** START Data excerpts **

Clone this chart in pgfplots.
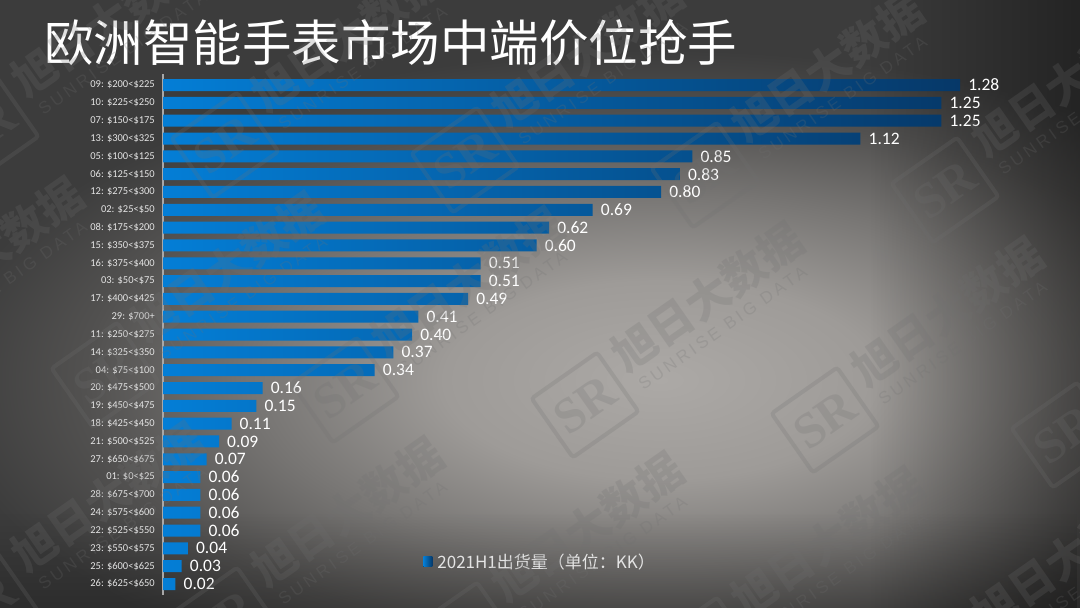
\documentclass[border=0pt]{standalone}
\usepackage{pgfplots}
\pgfplotsset{compat=1.18}
\usetikzlibrary{fadings}
\usepackage{fontspec}
\setmainfont{Carlito}
\newfontfamily\cjk{Noto Sans CJK SC}
\newfontfamily\wmlat[LetterSpace=20]{Liberation Sans}
\newfontfamily\wmser{Liberation Serif}
\definecolor{barL}{RGB}{4,126,214}
\definecolor{barR}{RGB}{6,56,104}
\definecolor{lbl}{RGB}{228,228,228}
\definecolor{c0}{RGB}{172,169,166}
\definecolor{c1}{RGB}{158,155,152}
\definecolor{c2}{RGB}{120,118,116}
\definecolor{c3}{RGB}{82,81,80}
\definecolor{c4}{RGB}{60,60,60}
\definecolor{wmc}{RGB}{112,112,112}
\pgfdeclareradialshading{bg}{\pgfpoint{0bp}{0bp}}{%
  color(0bp)=(c0); color(7.5bp)=(c1); color(14bp)=(c2); color(20bp)=(c3); color(25bp)=(c4); color(50bp)=(c4)}
\tikzfading[name=fadeR, left color=transparent!100, right color=transparent!0]
\tikzfading[name=fadeD, top color=transparent!100, bottom color=transparent!0]
\newcommand\wm[2]{%
  \begin{scope}[shift={(#1,608-#2)}, rotate=35, transform shape, opacity=0.22]
    \draw[wmc, line width=4pt, rounded corners=3pt] (-40,-36) rectangle (40,36);
    \node[text=wmc, font=\wmser\bfseries\fontsize{50}{50}\selectfont, inner sep=0pt] at (0,0) {SR};
    \node[text=wmc, font=\cjk\bfseries\fontsize{44}{44}\selectfont, inner sep=0pt, anchor=west] at (52,18) {旭日大数据};
    \node[text=wmc, font=\wmlat\fontsize{17}{17}\selectfont, inner sep=0pt, anchor=west] at (56,-16) {SUNRISE BIG DATA};
  \end{scope}}
\begin{document}
\begin{tikzpicture}[x=1pt,y=1pt]
\useasboundingbox (0,0) rectangle (1080,608);
\begin{scope}
\clip (0,0) rectangle (1080,608);
\fill[c4] (0,0) rectangle (1080,608);
\shade[shading=bg] (-60,-102) rectangle (1380,558);
\fill[black, opacity=0.40, path fading=fadeR] (870,0) rectangle (1080,608);
\fill[black, opacity=0.25, path fading=fadeD] (0,0) rectangle (1080,95);
\end{scope}
\node[anchor=west, text=white, font=\cjk\fontsize{49.5}{50}\selectfont, inner sep=0pt] at (44,565) {欧洲智能手表市场中端价位抢手};
\begin{axis}[
  at={(163pt,13.3pt)}, anchor=south west,
  scale only axis, width=871.8pt, height=520.3pt,
  xmin=0, xmax=1.4, ymin=-0.6, ymax=28.6,
  xbar, bar width=12pt,
  axis x line=none, axis y line=left,
  y axis line style={-, draw=white!66!black, line width=2.2pt},
  xtick=\empty,
  ytick={0,...,28},
  major tick length=0pt,
  yticklabels={
    26: \$625<\$650, 25: \$600<\$625, 23: \$550<\$575, 22: \$525<\$550,
    24: \$575<\$600, 28: \$675<\$700, 01: \$0<\$25, 27: \$650<\$675,
    21: \$500<\$525, 18: \$425<\$450, 19: \$450<\$475, 20: \$475<\$500,
    04: \$75<\$100, 14: \$325<\$350, 11: \$250<\$275, 29: \$700+,
    17: \$400<\$425, 03: \$50<\$75, 16: \$375<\$400, 15: \$350<\$375,
    08: \$175<\$200, 02: \$25<\$50, 12: \$275<\$300, 06: \$125<\$150,
    05: \$100<\$125, 13: \$300<\$325, 07: \$150<\$175, 10: \$225<\$250,
    09: \$200<\$225},
  yticklabel style={font=\fontsize{10.5}{11}\selectfont, text=lbl, inner sep=0pt, xshift=-8pt},
  nodes near coords,
  nodes near coords style={font=\fontsize{17.5}{18}\selectfont, text=white, inner sep=0pt, xshift=8pt,
    /pgf/number format/fixed, /pgf/number format/fixed zerofill, /pgf/number format/precision=2},
  /pgf/number format/assume math mode=true,
  legend style={at={(0.295,0.063)}, anchor=west, draw=none, fill=none, column sep=3pt,
    font=\cjk\fontsize{17}{18}\selectfont, text=lbl},
  legend image code/.code={\fill[left color=barL, right color=barR] (0pt,-5pt) rectangle (9pt,5pt);},
  clip=false,
]
\addplot[draw=none, left color=barL, right color=barR] coordinates {
(0.02,0) (0.03,1) (0.04,2) (0.06,3) (0.06,4) (0.06,5) (0.06,6) (0.07,7)
(0.09,8) (0.11,9) (0.15,10) (0.16,11) (0.34,12) (0.37,13) (0.40,14) (0.41,15)
(0.49,16) (0.51,17) (0.51,18) (0.60,19) (0.62,20) (0.69,21) (0.80,22) (0.83,23)
(0.85,24) (1.12,25) (1.25,26) (1.25,27) (1.28,28)};
\addlegendentry{2021H1出货量（单位：KK）}
\end{axis}
\begin{scope}
\clip (0,0) rectangle (1080,608);
\wm{-15}{130}\wm{225}{145}\wm{465}{160}\wm{705}{175}\wm{945}{190}
\wm{-135}{360}\wm{105}{375}\wm{345}{390}\wm{585}{405}\wm{825}{420}\wm{1065}{435}
\wm{-15}{605}\wm{225}{620}\wm{465}{635}\wm{705}{650}\wm{945}{665}
\end{scope}
\end{tikzpicture}
\end{document}
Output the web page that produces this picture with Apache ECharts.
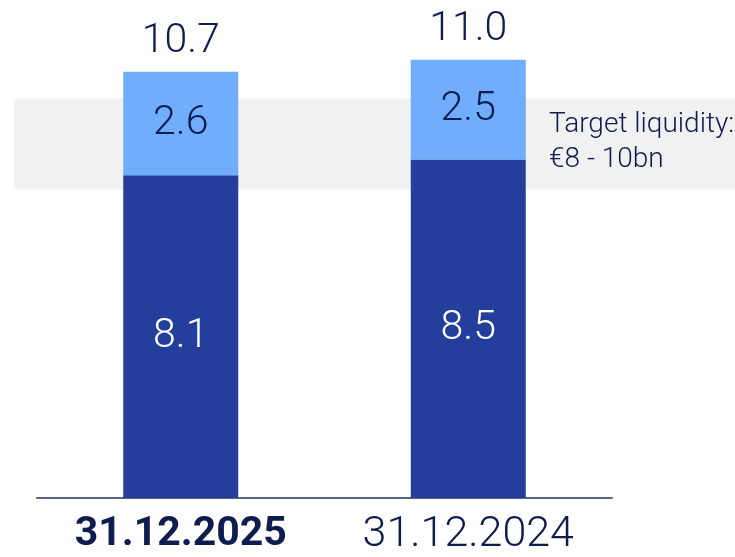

** END Data excerpts **

Given task:
From the material above, copy each line that includes the word "this".

Completed task:
Clone this chart in pgfplots.
Output the web page that produces this picture with Apache ECharts.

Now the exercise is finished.